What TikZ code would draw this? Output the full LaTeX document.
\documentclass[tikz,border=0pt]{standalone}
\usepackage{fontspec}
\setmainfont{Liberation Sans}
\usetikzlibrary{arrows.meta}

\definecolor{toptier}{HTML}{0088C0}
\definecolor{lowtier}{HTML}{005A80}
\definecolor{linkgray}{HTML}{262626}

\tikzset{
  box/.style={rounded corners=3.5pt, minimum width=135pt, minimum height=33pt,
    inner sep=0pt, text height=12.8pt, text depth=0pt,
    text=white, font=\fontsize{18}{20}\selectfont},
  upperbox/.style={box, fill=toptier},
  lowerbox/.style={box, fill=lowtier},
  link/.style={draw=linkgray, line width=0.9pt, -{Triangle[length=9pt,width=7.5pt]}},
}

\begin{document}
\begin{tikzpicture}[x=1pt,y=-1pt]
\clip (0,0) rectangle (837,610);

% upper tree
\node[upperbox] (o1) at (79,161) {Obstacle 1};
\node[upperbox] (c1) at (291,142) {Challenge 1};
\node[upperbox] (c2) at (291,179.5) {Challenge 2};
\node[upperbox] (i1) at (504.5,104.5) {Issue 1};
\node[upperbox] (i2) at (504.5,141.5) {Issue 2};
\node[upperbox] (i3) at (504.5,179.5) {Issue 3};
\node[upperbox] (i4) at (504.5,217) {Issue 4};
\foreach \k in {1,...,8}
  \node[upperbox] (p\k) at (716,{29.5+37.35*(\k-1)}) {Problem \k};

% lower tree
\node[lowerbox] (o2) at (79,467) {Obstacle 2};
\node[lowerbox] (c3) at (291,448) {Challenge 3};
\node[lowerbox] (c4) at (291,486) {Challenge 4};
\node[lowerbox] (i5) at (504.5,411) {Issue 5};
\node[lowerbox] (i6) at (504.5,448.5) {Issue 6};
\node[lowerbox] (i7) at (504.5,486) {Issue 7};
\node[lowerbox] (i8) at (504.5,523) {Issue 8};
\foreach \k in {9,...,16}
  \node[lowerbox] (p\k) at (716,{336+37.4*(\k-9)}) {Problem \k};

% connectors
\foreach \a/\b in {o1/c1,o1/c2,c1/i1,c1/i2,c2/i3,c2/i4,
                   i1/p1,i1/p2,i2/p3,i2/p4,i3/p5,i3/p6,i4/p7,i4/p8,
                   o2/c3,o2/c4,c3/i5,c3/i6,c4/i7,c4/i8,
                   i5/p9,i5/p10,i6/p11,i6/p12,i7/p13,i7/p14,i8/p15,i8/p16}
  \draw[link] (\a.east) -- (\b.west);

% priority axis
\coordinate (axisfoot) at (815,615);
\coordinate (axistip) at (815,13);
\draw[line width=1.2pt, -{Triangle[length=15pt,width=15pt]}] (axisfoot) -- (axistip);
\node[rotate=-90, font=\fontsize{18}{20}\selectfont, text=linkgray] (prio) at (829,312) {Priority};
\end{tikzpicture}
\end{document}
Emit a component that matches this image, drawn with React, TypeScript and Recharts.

::::::::::

Only the lines from the start of the data to the line holding "(0,0) rectangle (837,610);" are wanted; return them exactly, both ends included.

What TikZ code would draw this? Output the full LaTeX document.
\documentclass[tikz,border=0pt]{standalone}
\usepackage{fontspec}
\setmainfont{Liberation Sans}
\usetikzlibrary{arrows.meta}

\definecolor{toptier}{HTML}{0088C0}
\definecolor{lowtier}{HTML}{005A80}
\definecolor{linkgray}{HTML}{262626}

\tikzset{
  box/.style={rounded corners=3.5pt, minimum width=135pt, minimum height=33pt,
    inner sep=0pt, text height=12.8pt, text depth=0pt,
    text=white, font=\fontsize{18}{20}\selectfont},
  upperbox/.style={box, fill=toptier},
  lowerbox/.style={box, fill=lowtier},
  link/.style={draw=linkgray, line width=0.9pt, -{Triangle[length=9pt,width=7.5pt]}},
}

\begin{document}
\begin{tikzpicture}[x=1pt,y=-1pt]
\clip (0,0) rectangle (837,610);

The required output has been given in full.